In Rheinland-Pfalz wurde stückchenweise ein sehr großer Vertretungspool für Lehrkräfte aufgebaut. Jedes Jahr kommen neue Stellen dazu. Damit bekommen immer mehr junge Lehrkräfte einen festen Vertrag; wenn auch zunächst in einem Pool; also ohne feste Zusage einer Schule. Das bedeutet Planungssicherheit für die jungen Fachkräfte und keine lange, oftmals unterbrochene Kette mit Zeitverträgen. Allerdings sehe ich den Vertrag auch als ein klares Bekenntnis der Anerkennung für die jungen Kolleginnen und Kollegen. Ein angenehmer Nebeneffekt sei die Verjüngung des Lehrkörpers, hört man aus Mainz. Die jungen Uni-Absolventen bleiben dem Land Rheinland-Pfalz erhalten und wandern eben nicht in die Nachbarbundesländer ab.

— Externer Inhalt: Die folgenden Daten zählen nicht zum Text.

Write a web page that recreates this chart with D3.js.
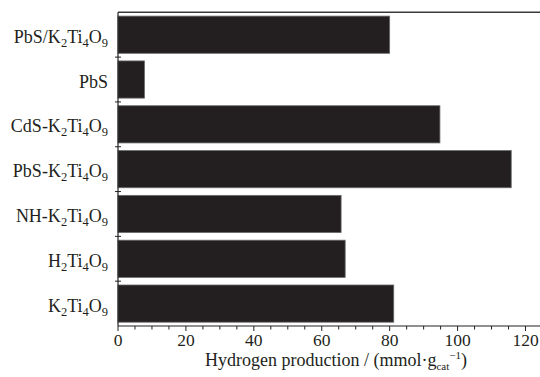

Dieses Modell, das übrigens auch den Schulen mehr Spielraum für eigene Entscheidungen gewährt, ist ein gutes Vorbild. Wir hörten schon 2020 im Ausschuss, dass einige Schulen teilweise acht und mehr Verträge mit einer Lehrkraft geschlossen hatten. In diesen Fällen, wo Lehrkraft und Schule prima miteinander harmonieren, muss es möglich sein, dass die Schule einen guten Weg findet, die Kettenverträge zu beenden und eine Entfristung hinzukommen.
Was am wichtigsten erscheint, ist die Tatsache, dass ein Pool die Kettenverträge überflüssig machen kann. Fangen wir endlich an, Alternativen zu dem bekanntermaßen schlechten Kreislauf von Einstellung, Vertragsende, Sommerferienpause und Einstellung umzusetzen.
Ich möchte ganz energisch dem Alternativantrag der regierungstragenden Fraktionen widersprechen, wonach wir es mit einem Informationsdefizit der Lehrkräfte zu tun hätten. Darum bitten sie um eine systematische Beratung der befristet Beschäftigten. Ich empfinde das als einen Schlag ins Gesicht der engagierten Kolleginnen und Kollegen, denen unterstellt wird, dass sie nicht in der Lage wäre - durch was auch immer - den Übergang in ein unbefristetes Beschäftigungsverhältnis hinzukriegen. Die Kettenverträge sind nicht der Wunsch der Kolleginnen und Kollegen, sondern in den allermeisten Fällen eine Kostenfrage.
Diese Probleme betreffen übrigen nicht nur die Lehrkräfte, sondern das ganze multiprofessionelle Team an der Schule. Wie kann es sein, dass die Schulbegleitungen immer neue Vertrags-Runden drehen müssen, bis sie genervt das Handtuch werfen? Auch hier sind Entfristungen das geeignete Mittel, die Fachkräfte in den Schulen zu halten. Auch hier müssen die Kettenverträge immer die zweite Wahl sein.
Ziel muss das entfristete Arbeiten für alle Profis an unseren Schulen sein. Das ist schon lange die Forderung von Beschäftigten, Eltern und Schülerinnen und Schülern. Mit festen Verträgen entwickeln sich Bindungen und so wächst Vertrauen. Ich wünsche und fordere von der Landesregierung nachdrücklich einen belastbaren Einstieg aufs der bisherigen Kettenverträge-Praxis. Ich mag mich nach Jahrzehnten der Kettenverträge nicht mehr vertrösten lassen, sondern erwarte ein Maßnahmenpaket noch vor dem nächsten Schuljahr.
Die Herausforderungen an den Schulen steigen! Daher muss das Personalmanagement Schritt halten. Ein schrittweise aufzufüllender Pool wäre dazu das geeignete, flexible Instrument gegen Kettenverträge.